Colorectal cancer treatment may be on the verge of a significant shift, thanks to new clinical trial results from University College London. The NEOPRISM-CRC trial tested whether giving immunotherapy before surgery — rather than chemotherapy after — could improve outcomes for patients with a genetically distinct subtype of bowel cancer known as MMR-deficient or MSI-high colorectal cancer.

The results are striking. Among 32 patients with stage two or three colorectal cancer who received just nine weeks of pembrolizumab before surgery, none have experienced a cancer recurrence after nearly three years of follow-up. By comparison, standard care — surgery followed by months of chemotherapy — sees roughly 25% of patients relapse within the same timeframe. Early in the trial, 59% of patients showed no detectable cancer after completing immunotherapy and undergoing surgery, but even those with residual cancer saw no progression.

A key secondary finding involves personalized blood-based diagnostics. Researchers developed tests capable of detecting circulating tumor DNA in the bloodstream, offering a potential early signal of whether treatment is working. This could allow oncologists to identify patients who need more aggressive follow-up versus those who may safely reduce therapy — a meaningful step toward precision oncology.
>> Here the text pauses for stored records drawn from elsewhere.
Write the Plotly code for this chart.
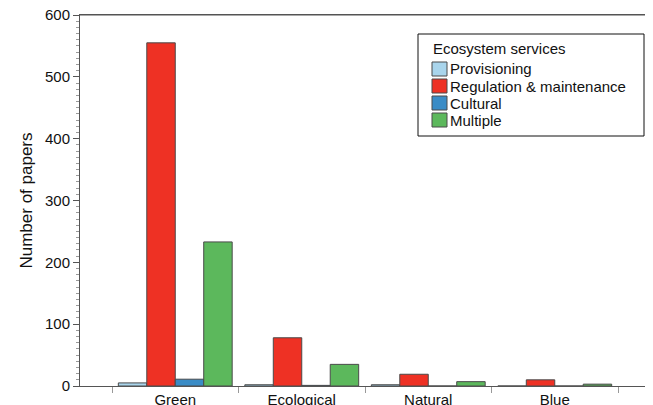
import plotly.graph_objects as go

# Data
categories = ["Green", "Ecological", "Natural", "Blue"]
provisioning = [5, 2, 2, 0]
regulation = [555, 78, 19, 10]
cultural = [11, 1, 0, 0]
multiple = [233, 35, 7, 3]

series = [
    ("Provisioning", provisioning, "#a9d5ec"),
    ("Regulation & maintenance", regulation, "#ee3124"),
    ("Cultural", cultural, "#3a8cc6"),
    ("Multiple", multiple, "#5cb85c"),
]

FONT = "Liberation Sans, Arial, Helvetica, sans-serif"
AXIS = "#555555"

# page body has an 8px margin, so the figure sits at (8, 8) in the window
OFF = 8
W, H = 653 - OFF, 405 - OFF
L, R, T, B = 80 - OFF, 4, 15 - OFF, 19
PW, PH = W - L - R, H - T - B


def px_x(x):
    return (x - OFF - L) / PW


def px_y(y):
    return (H - B - (y - OFF)) / PH


fig = go.Figure()
for name, vals, color in series:
    fig.add_trace(go.Bar(
        x=categories, y=vals, name=name, showlegend=False,
        marker=dict(color=color, line=dict(color="#4a4a4a", width=1)),
    ))

# hand-drawn legend (tighter than plotly's own)
shapes = [dict(type="rect", xref="paper", yref="paper",
               x0=px_x(418), x1=px_x(644), y0=px_y(136), y1=px_y(34),
               line=dict(color="#111111", width=1), fillcolor="white")]
annotations = [dict(text="Ecosystem services", xref="paper", yref="paper",
                    x=px_x(431), y=px_y(48), xanchor="left", yanchor="middle",
                    showarrow=False, font=dict(size=15, color="#111111"))]
for i, (name, _, color) in enumerate(series):
    cy = 69 + i * 17
    x0, x1, y0, y1 = px_x(432), px_x(447), px_y(cy + 7), px_y(cy - 7)
    shapes.append(dict(type="rect", xref="paper", yref="paper",
                       x0=x0, x1=x1, y0=y0, y1=y1,
                       line=dict(color="#4a4a4a", width=1), fillcolor=color))
    annotations.append(dict(text=name, xref="paper", yref="paper",
                            x=px_x(448), y=px_y(cy), xanchor="left", yanchor="middle",
                            showarrow=False, font=dict(size=15, color="#111111")))

# top frame line (the mirrored axis line gets lost this close to the edge)
shapes.append(dict(type="line", xref="paper", yref="paper",
                   x0=0, x1=1, y0=1, y1=1, line=dict(color=AXIS, width=1)))

fig.update_layout(
    width=W, height=H,
    barmode="group", bargap=0.1, bargroupgap=0,
    paper_bgcolor="white", plot_bgcolor="white",
    font=dict(family=FONT, size=15, color="#111111"),
    margin=dict(l=L, r=R, t=T, b=B, autoexpand=False),
    shapes=shapes, annotations=annotations,
    showlegend=False,
)

fig.update_xaxes(
    range=[-0.753, 3.745], automargin=False,
    tickson="boundaries", ticks="outside", ticklen=6, tickcolor="#999999",
    showline=True, linecolor=AXIS, linewidth=1, mirror=True,
    showgrid=False, tickfont=dict(size=15), ticklabeloverflow="allow",
)
fig.update_yaxes(
    range=[0, 600], dtick=100, automargin=False,
    ticks="outside", ticklen=6, tickcolor=AXIS,
    minor=dict(dtick=10, ticks="outside", ticklen=3, tickcolor="#999999"),
    showline=True, linecolor=AXIS, linewidth=1, mirror=True,
    showgrid=False, zeroline=False, ticklabeloverflow="allow",
    title=dict(text="Number of papers", font=dict(size=17), standoff=8),
    tickfont=dict(size=15),
)

fig.write_html("out.html")
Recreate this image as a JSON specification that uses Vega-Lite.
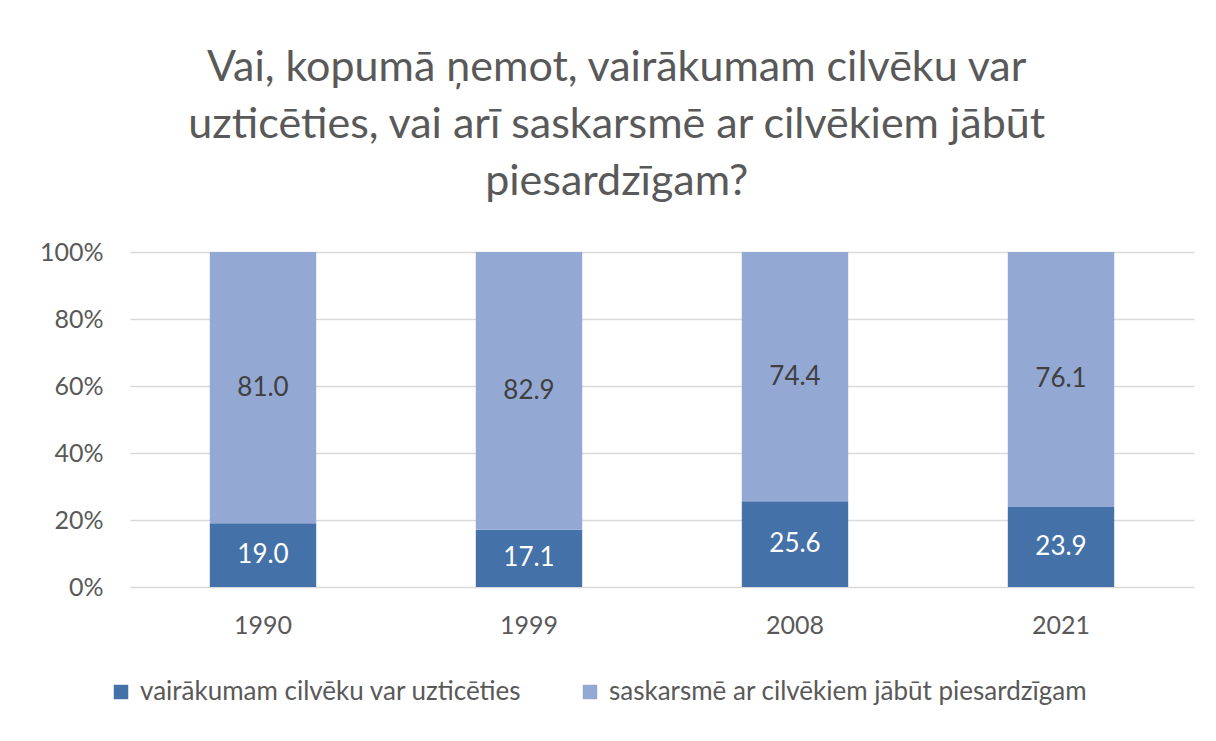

The practical implications extend beyond this specific subtype. MMR-deficient colorectal cancer accounts for 10–15% of stage two and three cases, meaning tens of thousands of patients globally could potentially benefit if these results hold in larger trials. Bowel cancer is the fourth most common cancer in the UK, with 44,000 new diagnoses annually, and survival drops sharply with advancing stage.

Important caveats apply. The trial enrolled only 32 patients, making it a small early-phase study. Larger, randomized controlled trials are needed before this approach becomes standard care. Nonetheless, the zero-relapse outcome at 33 months is a clinically meaningful signal that warrants urgent follow-up research.

Key Findings

  • Zero cancer relapses recorded after 33 months in patients given pre-surgery pembrolizumab immunotherapy.
  • 59% of patients showed no detectable cancer after completing immunotherapy before surgery.
  • Standard post-surgery chemotherapy sees roughly 25% relapse within three years — immunotherapy may outperform it.
  • Personalized blood tests detecting tumor DNA could predict treatment success and guide therapy intensity.
  • MMR-deficient colorectal cancer affects 10–15% of stage 2–3 patients, representing a sizable eligible population.

Methodology

This is a news summary of the NEOPRISM-CRC clinical trial led by UCL and UCLH, reported via ScienceDaily. The source institution is credible and the trial represents prospective clinical evidence, though the study is small (n=32) and likely early-phase without a randomized control arm. Primary peer-reviewed publication should be consulted for full methodology and statistical detail.

Study Limitations

The trial included only 32 patients, limiting statistical power and generalizability. No randomized control group was used, making direct causal comparison to standard care difficult. Longer follow-up and larger phase III trials are needed before this protocol can be recommended as standard clinical practice.